Olhar Virtual: Na Conseg, a intenção é reunir sociedade civil, representantes dos trabalhadores da área e poder público para discutir os princípios da política nacional de segurança pública no país. Como será a articulação desse diálogo?

Michel Misse: Nunca se discutiu segurança no Brasil dessa maneira. Ouvir a população é decisivo. Quem conhece melhor o problema da violência é a população. Ela é a vítima da insegurança, do crime, da vulnerabilidade social, da ausência de acesso a direitos e da falta da presença do Estado perto de casa.

Ninguém pode dizer que o governo não ouviu a população. No entanto, é necessário cobrar do atual governo, e dos próximos, a realização do que foi definido nas conferências.

Olhar Virtual: Na Conferência Livre de Segurança Pública realizada no Instituto de Filosofia e Ciências Sociais (Ifcs), na semana passada, foram organizados dois grupos de trabalhos que discutiram "Gestão Democrática: controle social e externo, integração e federalismo" e "Prevenção social do crime e das violências e construção da cultura de paz". O resultado desse debate será encaminhado para a Conseg. Quais foram os resultados dos debates?

Michel Misse: Esses grupos se reuniram e produziram um relatório que será encaminhado à Conferência Estadual. No nosso caso, estou sugerindo os pontos que resultaram de pesquisas que realizamos. Um desses pontos é sobre as guardas municipais. Nós sugerimos que se siga o modelo de policiamento comunitário, e não de repetir o modelo da polícia militar, nem o modelo antigo, que era patrimonial (manutenção da ordem no jardim etc.).

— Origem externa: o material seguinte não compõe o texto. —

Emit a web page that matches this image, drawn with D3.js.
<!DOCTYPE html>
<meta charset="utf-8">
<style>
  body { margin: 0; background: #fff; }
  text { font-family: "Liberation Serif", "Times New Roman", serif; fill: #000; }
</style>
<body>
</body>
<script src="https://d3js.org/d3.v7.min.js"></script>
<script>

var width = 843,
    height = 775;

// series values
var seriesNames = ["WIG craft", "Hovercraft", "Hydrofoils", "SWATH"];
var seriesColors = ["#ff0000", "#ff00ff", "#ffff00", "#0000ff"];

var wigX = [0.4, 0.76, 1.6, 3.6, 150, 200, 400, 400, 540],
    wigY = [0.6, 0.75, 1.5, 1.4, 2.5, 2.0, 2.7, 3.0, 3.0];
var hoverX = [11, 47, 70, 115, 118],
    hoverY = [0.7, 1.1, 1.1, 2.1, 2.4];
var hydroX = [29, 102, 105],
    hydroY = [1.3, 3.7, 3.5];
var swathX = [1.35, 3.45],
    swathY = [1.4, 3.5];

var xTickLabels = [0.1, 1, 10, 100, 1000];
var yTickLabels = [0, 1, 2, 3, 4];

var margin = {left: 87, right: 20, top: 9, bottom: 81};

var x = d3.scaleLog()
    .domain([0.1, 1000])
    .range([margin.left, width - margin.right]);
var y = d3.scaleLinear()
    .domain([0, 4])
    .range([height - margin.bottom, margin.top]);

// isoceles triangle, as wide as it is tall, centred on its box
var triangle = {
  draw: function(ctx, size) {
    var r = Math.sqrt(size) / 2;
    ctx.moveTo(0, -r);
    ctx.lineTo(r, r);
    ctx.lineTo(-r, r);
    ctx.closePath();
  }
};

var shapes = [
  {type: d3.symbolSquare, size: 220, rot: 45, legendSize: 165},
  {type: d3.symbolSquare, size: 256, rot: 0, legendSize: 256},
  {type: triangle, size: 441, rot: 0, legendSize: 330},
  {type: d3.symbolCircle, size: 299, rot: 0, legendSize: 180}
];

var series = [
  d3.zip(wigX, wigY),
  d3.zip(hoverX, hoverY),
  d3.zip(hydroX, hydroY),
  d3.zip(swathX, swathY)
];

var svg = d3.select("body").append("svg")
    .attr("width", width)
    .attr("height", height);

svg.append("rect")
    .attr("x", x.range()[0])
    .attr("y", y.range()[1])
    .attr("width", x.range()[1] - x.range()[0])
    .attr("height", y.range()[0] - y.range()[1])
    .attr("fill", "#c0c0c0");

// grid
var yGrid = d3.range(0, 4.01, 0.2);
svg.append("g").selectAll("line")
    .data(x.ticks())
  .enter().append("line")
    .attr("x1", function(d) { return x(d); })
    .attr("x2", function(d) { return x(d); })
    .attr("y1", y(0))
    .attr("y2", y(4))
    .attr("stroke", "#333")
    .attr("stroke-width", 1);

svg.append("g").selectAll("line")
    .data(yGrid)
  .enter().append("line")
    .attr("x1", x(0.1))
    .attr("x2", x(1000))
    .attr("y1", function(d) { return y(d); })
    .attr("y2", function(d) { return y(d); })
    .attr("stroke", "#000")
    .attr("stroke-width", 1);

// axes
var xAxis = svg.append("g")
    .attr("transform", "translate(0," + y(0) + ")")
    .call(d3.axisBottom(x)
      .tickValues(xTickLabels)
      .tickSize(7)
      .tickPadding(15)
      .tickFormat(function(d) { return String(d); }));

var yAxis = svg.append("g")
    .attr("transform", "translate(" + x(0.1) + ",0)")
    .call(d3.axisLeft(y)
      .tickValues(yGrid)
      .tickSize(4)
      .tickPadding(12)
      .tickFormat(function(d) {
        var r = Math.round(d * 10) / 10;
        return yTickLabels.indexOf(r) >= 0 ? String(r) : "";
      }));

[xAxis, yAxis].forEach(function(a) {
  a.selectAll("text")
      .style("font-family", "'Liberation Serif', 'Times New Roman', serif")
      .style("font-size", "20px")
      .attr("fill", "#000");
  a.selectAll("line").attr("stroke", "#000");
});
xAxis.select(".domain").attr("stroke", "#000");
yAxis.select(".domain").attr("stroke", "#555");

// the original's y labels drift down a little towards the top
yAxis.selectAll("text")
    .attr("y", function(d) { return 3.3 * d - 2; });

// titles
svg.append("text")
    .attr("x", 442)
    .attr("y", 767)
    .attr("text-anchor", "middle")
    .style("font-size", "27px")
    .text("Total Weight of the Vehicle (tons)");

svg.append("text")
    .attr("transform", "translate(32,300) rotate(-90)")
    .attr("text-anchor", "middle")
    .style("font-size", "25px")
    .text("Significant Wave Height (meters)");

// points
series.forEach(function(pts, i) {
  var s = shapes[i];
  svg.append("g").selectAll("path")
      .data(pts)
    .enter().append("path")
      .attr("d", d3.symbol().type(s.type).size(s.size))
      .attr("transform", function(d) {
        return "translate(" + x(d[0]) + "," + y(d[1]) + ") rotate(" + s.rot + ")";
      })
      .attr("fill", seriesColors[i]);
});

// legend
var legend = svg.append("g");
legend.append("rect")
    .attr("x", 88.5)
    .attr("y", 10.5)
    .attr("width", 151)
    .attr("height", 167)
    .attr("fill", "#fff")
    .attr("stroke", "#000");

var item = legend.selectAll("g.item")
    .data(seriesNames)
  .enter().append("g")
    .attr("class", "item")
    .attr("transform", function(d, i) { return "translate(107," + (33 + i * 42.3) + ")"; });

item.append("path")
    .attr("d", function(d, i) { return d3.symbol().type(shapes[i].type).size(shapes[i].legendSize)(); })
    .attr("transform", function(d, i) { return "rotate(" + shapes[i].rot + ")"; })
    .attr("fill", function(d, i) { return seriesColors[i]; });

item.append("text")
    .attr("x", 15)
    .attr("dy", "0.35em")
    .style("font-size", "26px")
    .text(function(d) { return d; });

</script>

Nós defendemos que a guarda municipal seja desarmada e que faça policiamento comunitário em estreito contato com a população, e trabalhe principalmente a administração e mediação de conflitos.

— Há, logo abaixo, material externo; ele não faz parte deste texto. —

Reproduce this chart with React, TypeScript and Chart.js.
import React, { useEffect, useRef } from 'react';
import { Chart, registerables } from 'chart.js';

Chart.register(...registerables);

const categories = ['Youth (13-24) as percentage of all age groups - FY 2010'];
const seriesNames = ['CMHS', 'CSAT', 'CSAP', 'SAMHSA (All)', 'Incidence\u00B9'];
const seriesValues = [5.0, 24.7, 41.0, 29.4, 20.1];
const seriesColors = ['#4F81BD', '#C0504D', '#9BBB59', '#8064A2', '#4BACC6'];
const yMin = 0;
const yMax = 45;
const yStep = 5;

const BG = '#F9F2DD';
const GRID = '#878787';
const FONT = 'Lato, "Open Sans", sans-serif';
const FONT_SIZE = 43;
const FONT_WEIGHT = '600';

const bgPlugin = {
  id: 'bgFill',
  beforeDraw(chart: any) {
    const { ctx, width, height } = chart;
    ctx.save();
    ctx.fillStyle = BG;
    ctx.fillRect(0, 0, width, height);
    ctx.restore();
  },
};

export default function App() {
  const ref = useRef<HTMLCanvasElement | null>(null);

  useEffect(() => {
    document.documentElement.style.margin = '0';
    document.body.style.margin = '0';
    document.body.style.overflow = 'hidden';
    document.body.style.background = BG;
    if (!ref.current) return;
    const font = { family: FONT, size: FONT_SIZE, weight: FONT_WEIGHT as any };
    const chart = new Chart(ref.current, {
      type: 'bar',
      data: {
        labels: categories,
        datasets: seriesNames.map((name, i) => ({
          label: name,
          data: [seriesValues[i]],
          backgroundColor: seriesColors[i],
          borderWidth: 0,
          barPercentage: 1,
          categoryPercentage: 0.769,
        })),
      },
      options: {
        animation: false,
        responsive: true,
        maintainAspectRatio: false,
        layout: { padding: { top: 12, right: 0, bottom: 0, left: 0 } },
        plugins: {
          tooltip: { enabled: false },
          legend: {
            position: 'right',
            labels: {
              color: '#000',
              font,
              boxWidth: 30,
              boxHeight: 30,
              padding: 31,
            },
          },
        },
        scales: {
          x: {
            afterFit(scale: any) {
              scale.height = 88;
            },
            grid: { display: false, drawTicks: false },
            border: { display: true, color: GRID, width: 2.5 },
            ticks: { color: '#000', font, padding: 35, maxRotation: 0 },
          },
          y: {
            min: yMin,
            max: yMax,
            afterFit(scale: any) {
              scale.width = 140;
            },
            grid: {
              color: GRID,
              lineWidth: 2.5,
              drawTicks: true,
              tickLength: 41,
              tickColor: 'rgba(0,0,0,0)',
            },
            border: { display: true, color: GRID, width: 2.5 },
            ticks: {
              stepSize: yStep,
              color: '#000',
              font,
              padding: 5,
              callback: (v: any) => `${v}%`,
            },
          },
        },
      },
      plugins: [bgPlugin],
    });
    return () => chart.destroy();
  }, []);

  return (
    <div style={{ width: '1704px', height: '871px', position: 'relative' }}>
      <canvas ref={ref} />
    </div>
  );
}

Outro tema que tratamos no Ifcs é a questão do inquérito policial. Nós defendemos a modernização da investigação policial no Brasil com base nas pesquisas que estamos desenvolvendo; a modernização do modo como a investigação policial está subordinada ao Judiciário. Essa subordinação se dá através do inquérito policial, que no nosso entendimento é atrasado.